### [Task goal]
Set down word for word the lines running from the line with "Give me the Bokeh source for this chart." to the line with "from bokeh.resources import INLINE", ends included. Skip every picture.
::::::::
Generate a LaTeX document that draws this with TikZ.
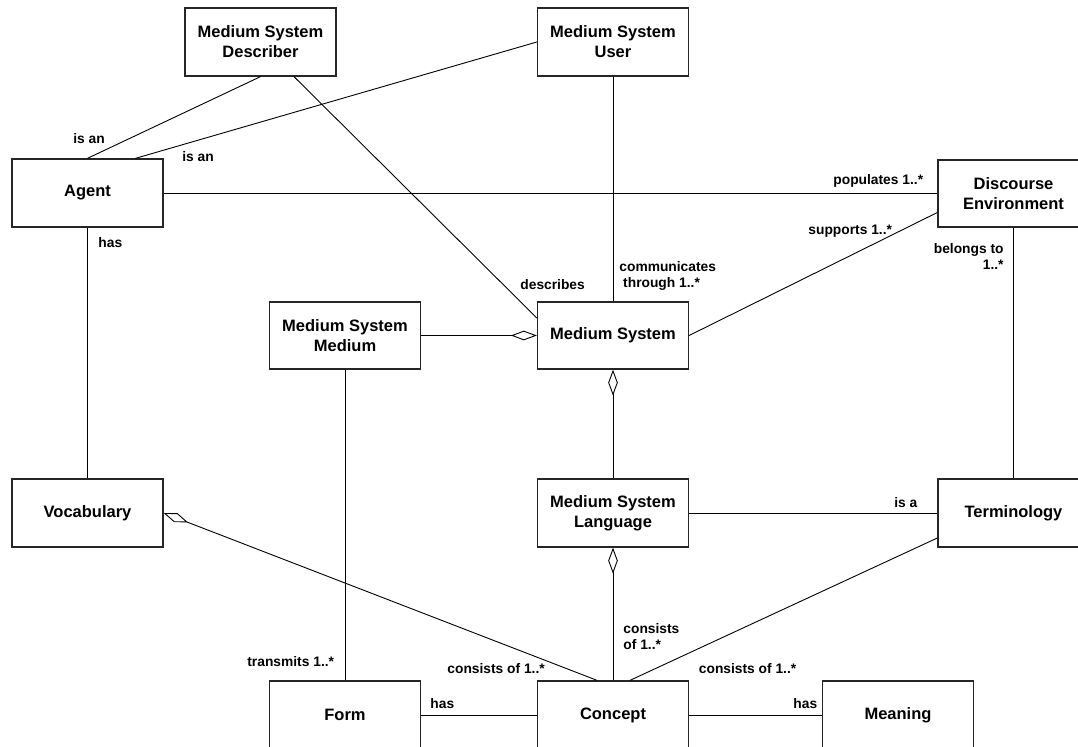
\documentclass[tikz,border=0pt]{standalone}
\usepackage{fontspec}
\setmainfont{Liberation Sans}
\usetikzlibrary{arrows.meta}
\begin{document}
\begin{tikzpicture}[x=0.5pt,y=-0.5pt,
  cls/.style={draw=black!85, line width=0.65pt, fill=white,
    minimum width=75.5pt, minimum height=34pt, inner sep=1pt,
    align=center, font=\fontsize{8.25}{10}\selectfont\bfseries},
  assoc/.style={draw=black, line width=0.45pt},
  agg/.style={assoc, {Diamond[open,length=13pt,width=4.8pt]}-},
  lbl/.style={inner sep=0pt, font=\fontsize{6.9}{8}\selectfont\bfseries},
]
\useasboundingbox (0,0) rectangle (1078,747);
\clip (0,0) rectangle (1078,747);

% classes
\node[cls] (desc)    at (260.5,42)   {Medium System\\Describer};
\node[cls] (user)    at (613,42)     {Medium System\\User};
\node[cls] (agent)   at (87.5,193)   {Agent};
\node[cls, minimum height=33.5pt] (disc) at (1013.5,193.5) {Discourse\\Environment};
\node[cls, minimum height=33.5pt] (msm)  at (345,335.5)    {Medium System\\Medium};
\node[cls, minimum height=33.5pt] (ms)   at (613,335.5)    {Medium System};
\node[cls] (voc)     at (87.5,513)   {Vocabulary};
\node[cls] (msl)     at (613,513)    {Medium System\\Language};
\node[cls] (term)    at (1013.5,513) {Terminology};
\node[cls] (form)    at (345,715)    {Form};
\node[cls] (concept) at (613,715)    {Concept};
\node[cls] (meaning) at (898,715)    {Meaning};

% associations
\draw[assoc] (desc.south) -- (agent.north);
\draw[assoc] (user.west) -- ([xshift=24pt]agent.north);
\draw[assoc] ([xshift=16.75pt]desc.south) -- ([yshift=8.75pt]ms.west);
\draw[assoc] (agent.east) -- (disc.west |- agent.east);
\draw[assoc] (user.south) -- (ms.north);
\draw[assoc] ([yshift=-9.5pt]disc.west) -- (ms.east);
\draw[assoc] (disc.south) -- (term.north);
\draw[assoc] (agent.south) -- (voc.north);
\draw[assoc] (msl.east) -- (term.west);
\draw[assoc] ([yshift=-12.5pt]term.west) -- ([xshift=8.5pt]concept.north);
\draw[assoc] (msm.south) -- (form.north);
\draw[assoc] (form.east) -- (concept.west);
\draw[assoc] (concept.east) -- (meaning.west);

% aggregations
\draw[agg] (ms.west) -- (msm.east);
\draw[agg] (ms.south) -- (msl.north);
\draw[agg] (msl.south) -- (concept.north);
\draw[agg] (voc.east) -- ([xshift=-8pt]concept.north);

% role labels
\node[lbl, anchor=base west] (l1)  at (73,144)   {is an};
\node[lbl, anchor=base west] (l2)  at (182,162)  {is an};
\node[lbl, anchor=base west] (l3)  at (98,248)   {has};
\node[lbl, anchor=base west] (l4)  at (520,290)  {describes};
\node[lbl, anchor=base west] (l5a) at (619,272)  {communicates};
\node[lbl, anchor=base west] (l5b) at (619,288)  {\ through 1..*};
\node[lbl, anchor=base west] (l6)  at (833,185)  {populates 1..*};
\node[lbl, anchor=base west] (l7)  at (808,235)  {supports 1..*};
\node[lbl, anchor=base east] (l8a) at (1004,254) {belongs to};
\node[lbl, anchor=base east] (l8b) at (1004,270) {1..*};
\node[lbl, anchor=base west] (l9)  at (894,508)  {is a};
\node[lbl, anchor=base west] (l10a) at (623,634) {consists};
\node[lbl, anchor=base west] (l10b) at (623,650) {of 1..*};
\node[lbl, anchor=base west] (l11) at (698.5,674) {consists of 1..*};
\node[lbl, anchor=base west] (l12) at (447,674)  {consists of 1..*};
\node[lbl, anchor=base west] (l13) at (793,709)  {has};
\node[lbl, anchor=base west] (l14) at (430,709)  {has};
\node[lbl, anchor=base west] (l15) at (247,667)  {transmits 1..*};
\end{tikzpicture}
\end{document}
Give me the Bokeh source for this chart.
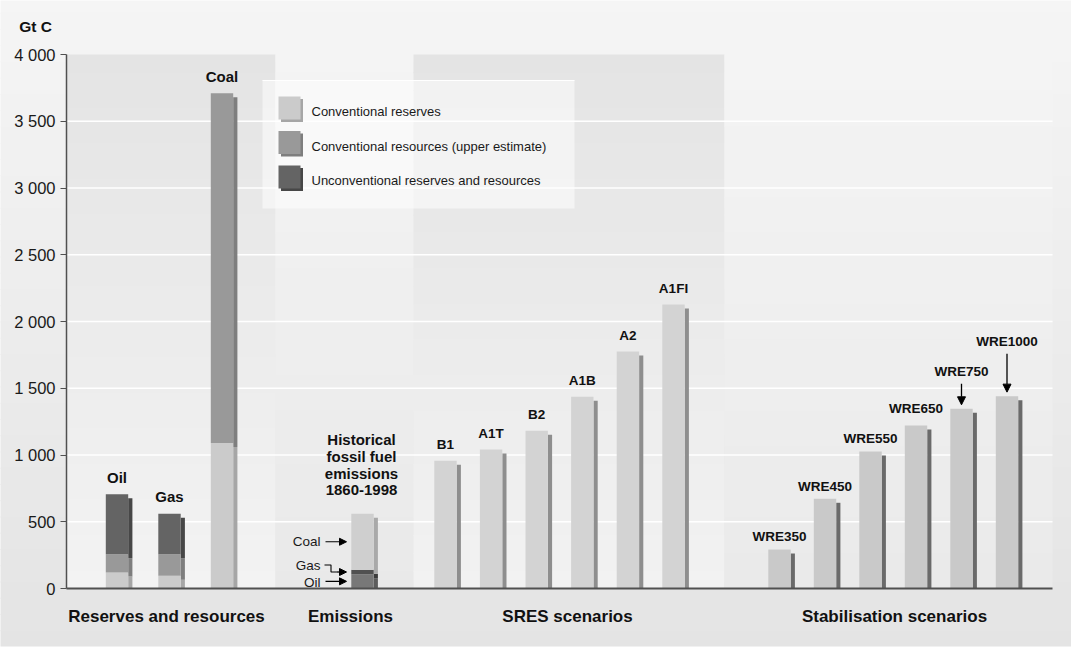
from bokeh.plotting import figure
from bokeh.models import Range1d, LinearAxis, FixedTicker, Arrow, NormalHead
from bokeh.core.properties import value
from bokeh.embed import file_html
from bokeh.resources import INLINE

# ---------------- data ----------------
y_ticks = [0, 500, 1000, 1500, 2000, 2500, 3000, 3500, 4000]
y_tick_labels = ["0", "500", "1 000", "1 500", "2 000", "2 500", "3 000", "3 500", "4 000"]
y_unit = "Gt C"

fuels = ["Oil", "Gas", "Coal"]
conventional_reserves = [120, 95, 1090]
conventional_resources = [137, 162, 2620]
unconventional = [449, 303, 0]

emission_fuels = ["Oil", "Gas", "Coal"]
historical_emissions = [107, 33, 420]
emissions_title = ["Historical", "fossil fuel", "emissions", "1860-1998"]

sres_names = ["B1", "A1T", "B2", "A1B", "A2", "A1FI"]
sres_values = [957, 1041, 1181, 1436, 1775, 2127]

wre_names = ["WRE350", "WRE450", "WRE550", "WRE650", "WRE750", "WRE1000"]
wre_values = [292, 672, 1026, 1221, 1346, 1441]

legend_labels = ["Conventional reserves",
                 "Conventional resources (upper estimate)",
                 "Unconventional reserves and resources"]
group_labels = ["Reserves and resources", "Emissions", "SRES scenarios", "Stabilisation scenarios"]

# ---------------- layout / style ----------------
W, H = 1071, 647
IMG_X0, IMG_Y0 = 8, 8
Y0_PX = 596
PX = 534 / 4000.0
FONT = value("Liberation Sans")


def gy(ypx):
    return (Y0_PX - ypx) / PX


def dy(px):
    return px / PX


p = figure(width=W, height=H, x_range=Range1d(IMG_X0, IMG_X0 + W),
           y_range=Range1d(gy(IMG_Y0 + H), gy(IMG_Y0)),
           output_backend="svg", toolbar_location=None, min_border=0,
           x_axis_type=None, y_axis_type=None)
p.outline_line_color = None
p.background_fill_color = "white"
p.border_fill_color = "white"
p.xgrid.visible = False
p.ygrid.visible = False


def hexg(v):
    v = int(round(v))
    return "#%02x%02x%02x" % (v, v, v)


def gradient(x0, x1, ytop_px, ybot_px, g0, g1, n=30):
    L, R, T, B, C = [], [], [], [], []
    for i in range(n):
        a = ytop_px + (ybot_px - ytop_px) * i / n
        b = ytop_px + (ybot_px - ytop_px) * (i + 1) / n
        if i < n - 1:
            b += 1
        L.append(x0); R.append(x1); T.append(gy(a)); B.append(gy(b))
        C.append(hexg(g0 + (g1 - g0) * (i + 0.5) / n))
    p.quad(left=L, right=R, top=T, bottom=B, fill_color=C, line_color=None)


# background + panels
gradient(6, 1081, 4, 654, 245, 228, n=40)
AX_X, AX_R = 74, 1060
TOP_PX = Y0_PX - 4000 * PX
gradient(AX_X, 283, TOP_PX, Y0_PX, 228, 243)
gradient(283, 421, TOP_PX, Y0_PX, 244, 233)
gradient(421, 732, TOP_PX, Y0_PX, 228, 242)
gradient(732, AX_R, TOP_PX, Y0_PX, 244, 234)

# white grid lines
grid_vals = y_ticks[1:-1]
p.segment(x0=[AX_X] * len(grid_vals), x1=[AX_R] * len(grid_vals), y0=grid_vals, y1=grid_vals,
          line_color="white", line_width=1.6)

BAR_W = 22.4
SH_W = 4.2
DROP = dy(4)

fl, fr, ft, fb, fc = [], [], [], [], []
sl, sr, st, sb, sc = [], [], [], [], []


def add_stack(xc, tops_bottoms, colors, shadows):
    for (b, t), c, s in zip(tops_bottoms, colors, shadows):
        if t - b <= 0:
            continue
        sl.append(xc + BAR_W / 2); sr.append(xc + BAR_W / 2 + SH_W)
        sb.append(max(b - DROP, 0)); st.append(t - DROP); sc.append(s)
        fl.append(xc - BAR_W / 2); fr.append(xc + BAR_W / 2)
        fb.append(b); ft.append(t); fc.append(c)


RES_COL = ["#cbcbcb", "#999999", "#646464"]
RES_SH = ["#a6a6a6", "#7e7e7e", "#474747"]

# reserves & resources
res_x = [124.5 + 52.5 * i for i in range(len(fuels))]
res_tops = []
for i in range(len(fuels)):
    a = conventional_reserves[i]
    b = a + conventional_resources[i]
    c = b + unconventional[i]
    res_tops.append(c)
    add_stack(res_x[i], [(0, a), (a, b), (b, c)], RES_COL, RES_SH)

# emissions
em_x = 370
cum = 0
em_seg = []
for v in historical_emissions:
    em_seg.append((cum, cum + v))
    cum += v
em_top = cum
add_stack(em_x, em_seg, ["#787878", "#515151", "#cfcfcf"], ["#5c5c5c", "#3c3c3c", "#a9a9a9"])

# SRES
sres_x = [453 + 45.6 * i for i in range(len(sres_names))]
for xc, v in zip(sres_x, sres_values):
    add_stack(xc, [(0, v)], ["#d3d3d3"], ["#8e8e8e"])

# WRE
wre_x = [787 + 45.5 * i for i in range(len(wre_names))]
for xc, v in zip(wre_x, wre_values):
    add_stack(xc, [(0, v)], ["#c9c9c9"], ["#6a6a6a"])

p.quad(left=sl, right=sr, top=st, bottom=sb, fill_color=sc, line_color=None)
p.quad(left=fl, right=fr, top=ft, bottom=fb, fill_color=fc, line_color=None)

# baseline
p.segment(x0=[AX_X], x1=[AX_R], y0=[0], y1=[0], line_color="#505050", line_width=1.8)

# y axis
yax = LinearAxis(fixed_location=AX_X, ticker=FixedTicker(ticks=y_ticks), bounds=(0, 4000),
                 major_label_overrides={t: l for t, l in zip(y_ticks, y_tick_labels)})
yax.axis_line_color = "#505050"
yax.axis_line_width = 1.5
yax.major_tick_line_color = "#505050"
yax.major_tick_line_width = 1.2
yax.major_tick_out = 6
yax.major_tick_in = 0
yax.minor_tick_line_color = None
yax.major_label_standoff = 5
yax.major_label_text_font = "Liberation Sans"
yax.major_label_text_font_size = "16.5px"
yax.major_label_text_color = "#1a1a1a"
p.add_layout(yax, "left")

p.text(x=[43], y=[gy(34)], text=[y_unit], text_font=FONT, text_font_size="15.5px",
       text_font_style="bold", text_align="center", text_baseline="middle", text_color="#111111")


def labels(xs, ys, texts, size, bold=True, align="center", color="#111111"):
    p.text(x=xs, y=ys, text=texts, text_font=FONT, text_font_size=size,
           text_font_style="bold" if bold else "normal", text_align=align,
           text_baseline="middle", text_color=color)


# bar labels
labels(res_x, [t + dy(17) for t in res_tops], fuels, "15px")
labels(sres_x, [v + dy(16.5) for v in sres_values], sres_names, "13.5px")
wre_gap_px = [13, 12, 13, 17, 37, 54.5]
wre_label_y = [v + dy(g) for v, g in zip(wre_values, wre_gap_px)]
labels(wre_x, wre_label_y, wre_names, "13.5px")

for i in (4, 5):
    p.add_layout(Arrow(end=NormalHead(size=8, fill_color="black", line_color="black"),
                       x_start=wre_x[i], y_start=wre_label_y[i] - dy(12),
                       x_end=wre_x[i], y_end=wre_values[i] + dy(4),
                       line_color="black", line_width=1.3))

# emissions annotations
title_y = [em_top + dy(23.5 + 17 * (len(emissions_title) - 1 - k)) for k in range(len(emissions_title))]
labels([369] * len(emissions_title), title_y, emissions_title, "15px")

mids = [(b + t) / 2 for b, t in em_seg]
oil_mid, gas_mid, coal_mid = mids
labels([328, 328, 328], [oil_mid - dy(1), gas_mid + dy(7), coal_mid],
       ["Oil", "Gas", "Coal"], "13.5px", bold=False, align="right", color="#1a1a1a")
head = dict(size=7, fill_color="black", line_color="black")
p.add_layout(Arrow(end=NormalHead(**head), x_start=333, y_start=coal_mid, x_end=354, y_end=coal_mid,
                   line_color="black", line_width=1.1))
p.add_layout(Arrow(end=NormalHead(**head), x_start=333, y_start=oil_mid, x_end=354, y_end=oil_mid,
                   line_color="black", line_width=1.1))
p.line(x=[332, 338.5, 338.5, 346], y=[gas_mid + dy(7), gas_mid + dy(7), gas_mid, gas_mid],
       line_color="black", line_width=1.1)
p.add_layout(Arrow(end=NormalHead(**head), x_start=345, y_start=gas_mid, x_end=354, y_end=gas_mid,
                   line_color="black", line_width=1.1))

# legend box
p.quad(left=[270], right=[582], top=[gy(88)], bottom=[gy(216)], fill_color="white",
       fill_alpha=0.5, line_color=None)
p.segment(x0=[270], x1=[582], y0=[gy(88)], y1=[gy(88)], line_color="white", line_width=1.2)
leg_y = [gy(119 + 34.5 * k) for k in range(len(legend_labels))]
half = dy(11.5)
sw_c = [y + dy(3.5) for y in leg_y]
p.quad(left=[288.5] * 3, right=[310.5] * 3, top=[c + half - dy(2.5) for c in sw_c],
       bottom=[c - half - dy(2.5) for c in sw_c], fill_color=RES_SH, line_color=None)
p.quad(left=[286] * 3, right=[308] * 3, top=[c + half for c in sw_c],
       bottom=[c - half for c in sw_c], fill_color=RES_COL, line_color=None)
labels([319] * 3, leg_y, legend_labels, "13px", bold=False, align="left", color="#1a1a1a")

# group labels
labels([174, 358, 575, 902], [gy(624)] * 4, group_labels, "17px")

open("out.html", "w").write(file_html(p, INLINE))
::::::::
### [Answer to this task]
Give me the Bokeh source for this chart.
from bokeh.plotting import figure
from bokeh.models import Range1d, LinearAxis, FixedTicker, Arrow, NormalHead
from bokeh.core.properties import value
from bokeh.embed import file_html
from bokeh.resources import INLINE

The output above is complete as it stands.